▶ **Work to be completed**: Return all of the entries word for word, but omit the pictures they contain.

Source code of charts
• • • • •

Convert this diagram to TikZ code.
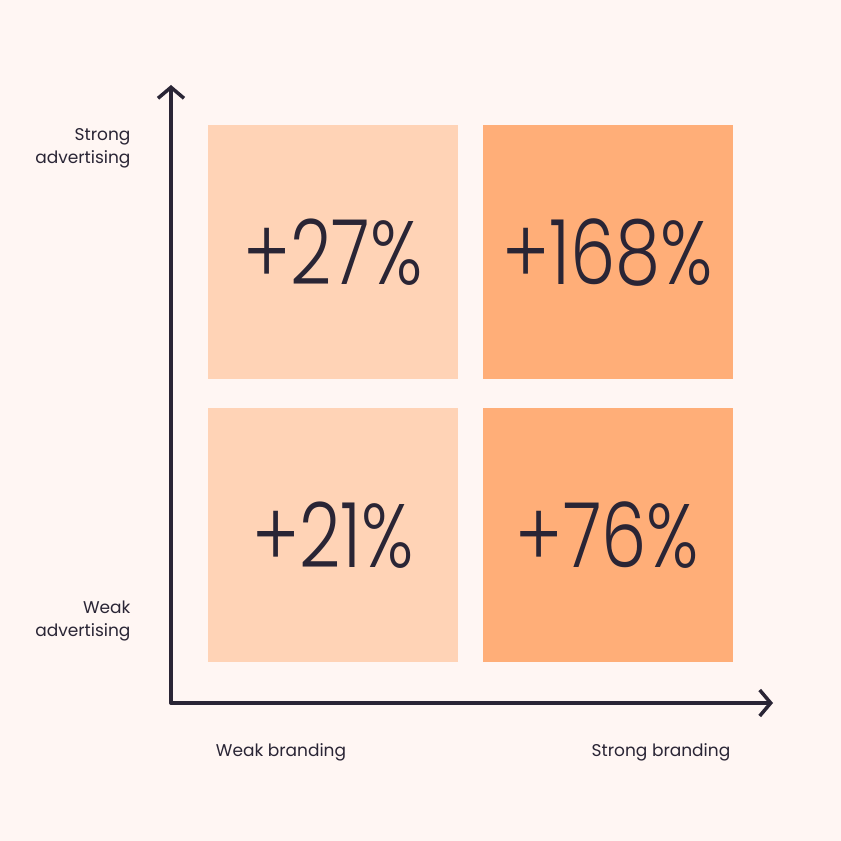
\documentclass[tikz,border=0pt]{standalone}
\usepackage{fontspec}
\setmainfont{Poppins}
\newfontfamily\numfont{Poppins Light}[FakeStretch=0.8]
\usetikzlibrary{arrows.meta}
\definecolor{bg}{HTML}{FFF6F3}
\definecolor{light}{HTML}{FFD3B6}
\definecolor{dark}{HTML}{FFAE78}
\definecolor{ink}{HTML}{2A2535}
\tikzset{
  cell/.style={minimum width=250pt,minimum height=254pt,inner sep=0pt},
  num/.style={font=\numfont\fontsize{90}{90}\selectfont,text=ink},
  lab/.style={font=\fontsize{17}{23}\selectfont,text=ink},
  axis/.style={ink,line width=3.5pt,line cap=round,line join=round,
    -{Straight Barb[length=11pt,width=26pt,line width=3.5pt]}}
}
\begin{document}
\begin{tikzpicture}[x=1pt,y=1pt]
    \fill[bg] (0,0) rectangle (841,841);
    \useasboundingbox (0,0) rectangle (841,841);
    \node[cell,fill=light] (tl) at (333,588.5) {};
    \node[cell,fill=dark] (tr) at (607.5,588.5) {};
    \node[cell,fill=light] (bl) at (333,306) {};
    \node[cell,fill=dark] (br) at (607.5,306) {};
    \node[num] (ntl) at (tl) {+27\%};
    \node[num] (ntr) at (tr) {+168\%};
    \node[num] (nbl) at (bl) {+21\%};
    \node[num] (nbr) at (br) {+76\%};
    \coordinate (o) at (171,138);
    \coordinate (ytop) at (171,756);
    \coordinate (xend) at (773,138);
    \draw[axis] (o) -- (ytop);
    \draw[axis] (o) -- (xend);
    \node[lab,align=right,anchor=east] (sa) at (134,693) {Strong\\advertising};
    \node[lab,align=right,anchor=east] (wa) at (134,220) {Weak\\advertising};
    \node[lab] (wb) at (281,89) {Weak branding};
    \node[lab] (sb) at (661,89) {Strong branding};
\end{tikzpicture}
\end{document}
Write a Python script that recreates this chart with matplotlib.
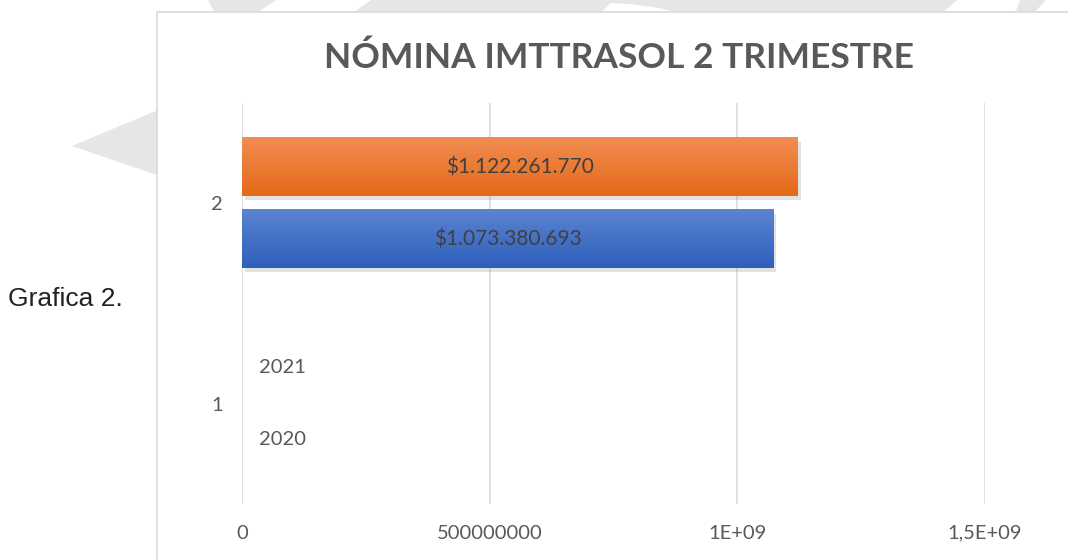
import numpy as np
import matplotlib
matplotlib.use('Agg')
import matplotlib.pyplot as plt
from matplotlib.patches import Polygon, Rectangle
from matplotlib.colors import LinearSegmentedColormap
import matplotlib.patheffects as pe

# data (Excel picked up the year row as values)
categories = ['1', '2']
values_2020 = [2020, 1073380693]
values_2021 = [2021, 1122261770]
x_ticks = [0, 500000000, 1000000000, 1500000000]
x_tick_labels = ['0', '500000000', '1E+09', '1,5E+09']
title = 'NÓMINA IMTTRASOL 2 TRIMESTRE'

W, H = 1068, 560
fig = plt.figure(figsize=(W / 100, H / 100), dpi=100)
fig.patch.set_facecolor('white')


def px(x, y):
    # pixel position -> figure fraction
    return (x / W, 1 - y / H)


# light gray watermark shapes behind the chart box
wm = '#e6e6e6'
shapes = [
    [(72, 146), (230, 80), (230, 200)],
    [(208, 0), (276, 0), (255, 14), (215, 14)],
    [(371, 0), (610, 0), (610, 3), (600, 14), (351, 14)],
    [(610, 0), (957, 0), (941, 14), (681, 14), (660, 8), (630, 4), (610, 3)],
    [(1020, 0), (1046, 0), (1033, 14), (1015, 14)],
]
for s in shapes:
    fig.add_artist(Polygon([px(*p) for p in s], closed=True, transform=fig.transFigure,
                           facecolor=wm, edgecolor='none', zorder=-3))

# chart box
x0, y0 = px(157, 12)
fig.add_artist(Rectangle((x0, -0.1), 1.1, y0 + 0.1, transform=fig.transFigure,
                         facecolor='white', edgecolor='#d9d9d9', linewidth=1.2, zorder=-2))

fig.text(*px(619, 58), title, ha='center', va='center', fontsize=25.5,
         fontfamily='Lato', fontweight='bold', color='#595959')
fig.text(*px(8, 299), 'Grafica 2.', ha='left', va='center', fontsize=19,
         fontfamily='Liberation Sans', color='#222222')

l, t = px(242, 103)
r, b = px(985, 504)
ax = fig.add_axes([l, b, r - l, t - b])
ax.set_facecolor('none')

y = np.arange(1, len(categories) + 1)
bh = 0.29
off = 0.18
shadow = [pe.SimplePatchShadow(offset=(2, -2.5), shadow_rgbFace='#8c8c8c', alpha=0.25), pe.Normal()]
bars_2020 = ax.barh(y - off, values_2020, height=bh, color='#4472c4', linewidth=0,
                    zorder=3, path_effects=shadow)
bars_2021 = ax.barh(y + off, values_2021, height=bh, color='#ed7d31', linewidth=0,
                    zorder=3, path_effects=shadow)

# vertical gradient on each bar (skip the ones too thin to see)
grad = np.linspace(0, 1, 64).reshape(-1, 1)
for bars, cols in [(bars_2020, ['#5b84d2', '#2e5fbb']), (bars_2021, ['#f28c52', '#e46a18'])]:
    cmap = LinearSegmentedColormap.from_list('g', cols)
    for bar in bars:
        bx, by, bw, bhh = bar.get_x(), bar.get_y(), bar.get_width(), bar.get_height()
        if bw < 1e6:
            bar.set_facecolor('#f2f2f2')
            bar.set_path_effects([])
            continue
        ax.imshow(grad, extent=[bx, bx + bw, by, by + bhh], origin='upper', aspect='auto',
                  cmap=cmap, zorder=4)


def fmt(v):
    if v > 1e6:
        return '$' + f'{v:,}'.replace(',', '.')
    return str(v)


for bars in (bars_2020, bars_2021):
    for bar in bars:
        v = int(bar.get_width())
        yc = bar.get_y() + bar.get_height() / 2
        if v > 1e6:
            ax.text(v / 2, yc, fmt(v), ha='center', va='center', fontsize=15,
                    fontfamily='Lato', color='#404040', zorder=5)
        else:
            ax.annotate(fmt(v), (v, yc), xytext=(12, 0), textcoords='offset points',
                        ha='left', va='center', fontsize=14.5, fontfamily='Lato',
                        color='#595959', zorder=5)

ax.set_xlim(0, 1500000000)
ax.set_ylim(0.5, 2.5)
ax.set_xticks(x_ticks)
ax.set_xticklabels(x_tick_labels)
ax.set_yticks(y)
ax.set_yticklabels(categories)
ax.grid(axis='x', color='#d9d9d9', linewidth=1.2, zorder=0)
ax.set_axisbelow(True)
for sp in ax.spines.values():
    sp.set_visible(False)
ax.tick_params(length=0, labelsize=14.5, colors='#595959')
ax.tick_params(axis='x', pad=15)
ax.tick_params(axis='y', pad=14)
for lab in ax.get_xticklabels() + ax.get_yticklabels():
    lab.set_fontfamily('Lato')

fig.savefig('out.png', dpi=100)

• • • • •

▶ **The response**:
Convert this diagram to TikZ code.
\documentclass[tikz,border=0pt]{standalone}
\usepackage{fontspec}
\setmainfont{Poppins}
\newfontfamily\numfont{Poppins Light}[FakeStretch=0.8]
\usetikzlibrary{arrows.meta}
\definecolor{bg}{HTML}{FFF6F3}
\definecolor{light}{HTML}{FFD3B6}
\definecolor{dark}{HTML}{FFAE78}
\definecolor{ink}{HTML}{2A2535}
\tikzset{
  cell/.style={minimum width=250pt,minimum height=254pt,inner sep=0pt},
  num/.style={font=\numfont\fontsize{90}{90}\selectfont,text=ink},
  lab/.style={font=\fontsize{17}{23}\selectfont,text=ink},
  axis/.style={ink,line width=3.5pt,line cap=round,line join=round,
    -{Straight Barb[length=11pt,width=26pt,line width=3.5pt]}}
}
\begin{document}
\begin{tikzpicture}[x=1pt,y=1pt]
    \fill[bg] (0,0) rectangle (841,841);
    \useasboundingbox (0,0) rectangle (841,841);
    \node[cell,fill=light] (tl) at (333,588.5) {};
    \node[cell,fill=dark] (tr) at (607.5,588.5) {};
    \node[cell,fill=light] (bl) at (333,306) {};
    \node[cell,fill=dark] (br) at (607.5,306) {};
    \node[num] (ntl) at (tl) {+27\%};
    \node[num] (ntr) at (tr) {+168\%};
    \node[num] (nbl) at (bl) {+21\%};
    \node[num] (nbr) at (br) {+76\%};
    \coordinate (o) at (171,138);
    \coordinate (ytop) at (171,756);
    \coordinate (xend) at (773,138);
    \draw[axis] (o) -- (ytop);
    \draw[axis] (o) -- (xend);
    \node[lab,align=right,anchor=east] (sa) at (134,693) {Strong\\advertising};
    \node[lab,align=right,anchor=east] (wa) at (134,220) {Weak\\advertising};
    \node[lab] (wb) at (281,89) {Weak branding};
    \node[lab] (sb) at (661,89) {Strong branding};
\end{tikzpicture}
\end{document}
Write a Python script that recreates this chart with matplotlib.
import numpy as np
import matplotlib
matplotlib.use('Agg')
import matplotlib.pyplot as plt
from matplotlib.patches import Polygon, Rectangle
from matplotlib.colors import LinearSegmentedColormap
import matplotlib.patheffects as pe

# data (Excel picked up the year row as values)
categories = ['1', '2']
values_2020 = [2020, 1073380693]
values_2021 = [2021, 1122261770]
x_ticks = [0, 500000000, 1000000000, 1500000000]
x_tick_labels = ['0', '500000000', '1E+09', '1,5E+09']
title = 'NÓMINA IMTTRASOL 2 TRIMESTRE'

W, H = 1068, 560
fig = plt.figure(figsize=(W / 100, H / 100), dpi=100)
fig.patch.set_facecolor('white')


def px(x, y):
    # pixel position -> figure fraction
    return (x / W, 1 - y / H)


# light gray watermark shapes behind the chart box
wm = '#e6e6e6'
shapes = [
    [(72, 146), (230, 80), (230, 200)],
    [(208, 0), (276, 0), (255, 14), (215, 14)],
    [(371, 0), (610, 0), (610, 3), (600, 14), (351, 14)],
    [(610, 0), (957, 0), (941, 14), (681, 14), (660, 8), (630, 4), (610, 3)],
    [(1020, 0), (1046, 0), (1033, 14), (1015, 14)],
]
for s in shapes:
    fig.add_artist(Polygon([px(*p) for p in s], closed=True, transform=fig.transFigure,
                           facecolor=wm, edgecolor='none', zorder=-3))

# chart box
x0, y0 = px(157, 12)
fig.add_artist(Rectangle((x0, -0.1), 1.1, y0 + 0.1, transform=fig.transFigure,
                         facecolor='white', edgecolor='#d9d9d9', linewidth=1.2, zorder=-2))

fig.text(*px(619, 58), title, ha='center', va='center', fontsize=25.5,
         fontfamily='Lato', fontweight='bold', color='#595959')
fig.text(*px(8, 299), 'Grafica 2.', ha='left', va='center', fontsize=19,
         fontfamily='Liberation Sans', color='#222222')

l, t = px(242, 103)
r, b = px(985, 504)
ax = fig.add_axes([l, b, r - l, t - b])
ax.set_facecolor('none')

y = np.arange(1, len(categories) + 1)
bh = 0.29
off = 0.18
shadow = [pe.SimplePatchShadow(offset=(2, -2.5), shadow_rgbFace='#8c8c8c', alpha=0.25), pe.Normal()]
bars_2020 = ax.barh(y - off, values_2020, height=bh, color='#4472c4', linewidth=0,
                    zorder=3, path_effects=shadow)
bars_2021 = ax.barh(y + off, values_2021, height=bh, color='#ed7d31', linewidth=0,
                    zorder=3, path_effects=shadow)

# vertical gradient on each bar (skip the ones too thin to see)
grad = np.linspace(0, 1, 64).reshape(-1, 1)
for bars, cols in [(bars_2020, ['#5b84d2', '#2e5fbb']), (bars_2021, ['#f28c52', '#e46a18'])]:
    cmap = LinearSegmentedColormap.from_list('g', cols)
    for bar in bars:
        bx, by, bw, bhh = bar.get_x(), bar.get_y(), bar.get_width(), bar.get_height()
        if bw < 1e6:
            bar.set_facecolor('#f2f2f2')
            bar.set_path_effects([])
            continue
        ax.imshow(grad, extent=[bx, bx + bw, by, by + bhh], origin='upper', aspect='auto',
                  cmap=cmap, zorder=4)


def fmt(v):
    if v > 1e6:
        return '$' + f'{v:,}'.replace(',', '.')
    return str(v)


for bars in (bars_2020, bars_2021):
    for bar in bars:
        v = int(bar.get_width())
        yc = bar.get_y() + bar.get_height() / 2
        if v > 1e6:
            ax.text(v / 2, yc, fmt(v), ha='center', va='center', fontsize=15,
                    fontfamily='Lato', color='#404040', zorder=5)
        else:
            ax.annotate(fmt(v), (v, yc), xytext=(12, 0), textcoords='offset points',
                        ha='left', va='center', fontsize=14.5, fontfamily='Lato',
                        color='#595959', zorder=5)

ax.set_xlim(0, 1500000000)
ax.set_ylim(0.5, 2.5)
ax.set_xticks(x_ticks)
ax.set_xticklabels(x_tick_labels)
ax.set_yticks(y)
ax.set_yticklabels(categories)
ax.grid(axis='x', color='#d9d9d9', linewidth=1.2, zorder=0)
ax.set_axisbelow(True)
for sp in ax.spines.values():
    sp.set_visible(False)
ax.tick_params(length=0, labelsize=14.5, colors='#595959')
ax.tick_params(axis='x', pad=15)
ax.tick_params(axis='y', pad=14)
for lab in ax.get_xticklabels() + ax.get_yticklabels():
    lab.set_fontfamily('Lato')

fig.savefig('out.png', dpi=100)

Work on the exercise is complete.